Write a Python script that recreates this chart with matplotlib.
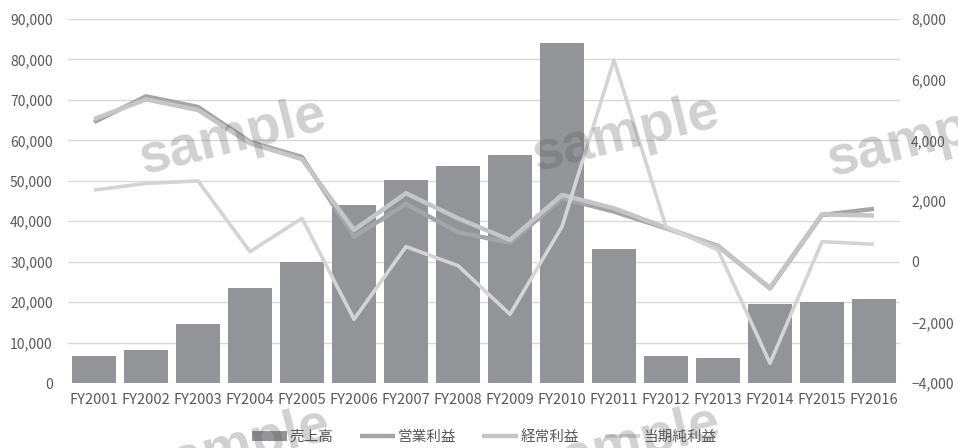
import matplotlib
matplotlib.use("Agg")
import matplotlib.pyplot as plt
from matplotlib.ticker import FuncFormatter
import numpy as np

plt.rcParams['font.family'] = ['Noto Sans CJK JP', 'DejaVu Sans']

years = ['FY2001', 'FY2002', 'FY2003', 'FY2004', 'FY2005', 'FY2006', 'FY2007', 'FY2008',
         'FY2009', 'FY2010', 'FY2011', 'FY2012', 'FY2013', 'FY2014', 'FY2015', 'FY2016']
sales = [6700, 8200, 14700, 23500, 30000, 44000, 50100, 53700,
         56400, 84000, 33200, 6700, 6200, 19500, 20000, 20700]
operating = [4600, 5450, 5100, 3950, 3450, 825, 1900, 970,
             625, 2090, 1650, 1100, 520, -880, 1540, 1740]
ordinary = [4700, 5350, 5000, 3900, 3380, 1045, 2255, 1430,
            715, 2200, 1760, 1120, 495, -860, 1560, 1520]
net = [2360, 2580, 2660, 330, 1430, -1900, 495, -130,
       -1735, 1155, 6650, 1150, 385, -3350, 660, 575]
labels = ['売上高', '営業利益', '経常利益', '当期純利益']

text_col = '#595959'
x = np.arange(len(years))

fig = plt.figure(figsize=(9.58, 4.48), dpi=100)
ax = fig.add_axes([68 / 958, 65 / 448, 832 / 958, 364 / 448])
ax2 = ax.twinx()

bars = ax.bar(x, sales, width=0.83, color='#939497', zorder=2, label=labels[0])
ax.set_xlim(-0.5, len(years) - 0.5)
ax.set_ylim(0, 90000)
ax.set_yticks(np.arange(0, 90001, 10000))
ax.yaxis.set_major_formatter(FuncFormatter(lambda v, p: f'{int(v):,}'))
ax.grid(axis='y', color='#d9d9d9', linewidth=1, zorder=0)
ax.set_axisbelow(True)
ax.set_xticks(x)
ax.set_xticklabels(years)
ax.tick_params(axis='x', length=0, pad=7, labelsize=10.5, colors=text_col)
ax.tick_params(axis='y', length=0, pad=11, labelsize=10, colors=text_col)
for s in ax.spines.values():
    s.set_visible(False)

l1, = ax2.plot(x, operating, color='#a4a5a9', linewidth=3.2, solid_capstyle='butt', label=labels[1], zorder=3)
l2, = ax2.plot(x, ordinary, color='#c4c5c8', linewidth=3.2, solid_capstyle='butt', label=labels[2], zorder=3)
l3, = ax2.plot(x, net, color='#d4d4d6', linewidth=2.6, solid_capstyle='butt', label=labels[3], zorder=4)
ax2.set_ylim(-4000, 8000)
ax2.set_yticks(np.arange(-4000, 8001, 2000))
ax2.yaxis.set_major_formatter(FuncFormatter(lambda v, p: f'{int(v):,}'.replace('-', '\u2212')))
ax2.tick_params(axis='y', length=0, pad=8, labelsize=10, colors=text_col)
for s in ax2.spines.values():
    s.set_visible(False)

leg = fig.legend([bars, l1, l2, l3], labels, loc='center', bbox_to_anchor=(484 / 958, 11 / 448),
                 ncol=4, frameon=False, fontsize=10.5, handlelength=2.4, handletextpad=0.2,
                 columnspacing=1.8, labelcolor=text_col)

# watermark
for wx, wy in [(232, 138), (625, 135), (920, 140), (236, 448), (626, 446), (1000, 462)]:
    fig.text(wx / 958, 1 - wy / 448, 'sample', family='Liberation Sans', fontweight='bold',
             fontsize=40, color='#555555', alpha=0.27, rotation=14,
             ha='center', va='center', zorder=10)

fig.savefig('out.png', dpi=100)
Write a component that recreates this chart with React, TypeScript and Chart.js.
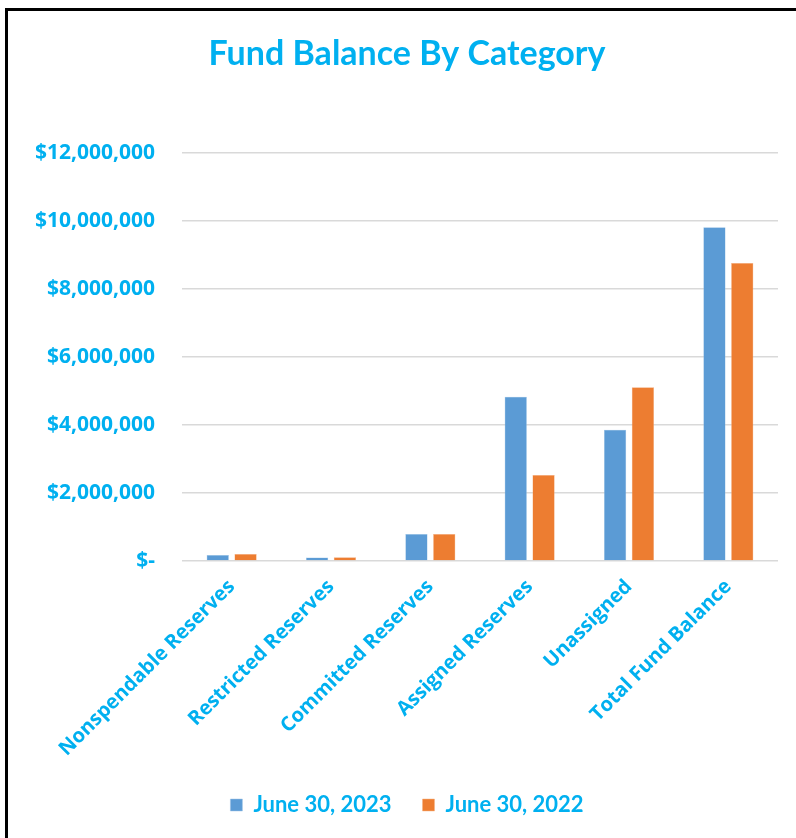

EXERCISE TASK
Write out again, exactly, the lines from the start of the listing up to the line containing "plt.rcParams['font.family'] = ['Noto", with both ends and without pictures.

SOLUTION TO THIS PROBLEM
Write a Python script that recreates this chart with matplotlib.
import matplotlib
matplotlib.use("Agg")
import matplotlib.pyplot as plt
from matplotlib.ticker import FuncFormatter
import numpy as np

plt.rcParams['font.family'] = ['Noto Sans CJK JP', 'DejaVu Sans']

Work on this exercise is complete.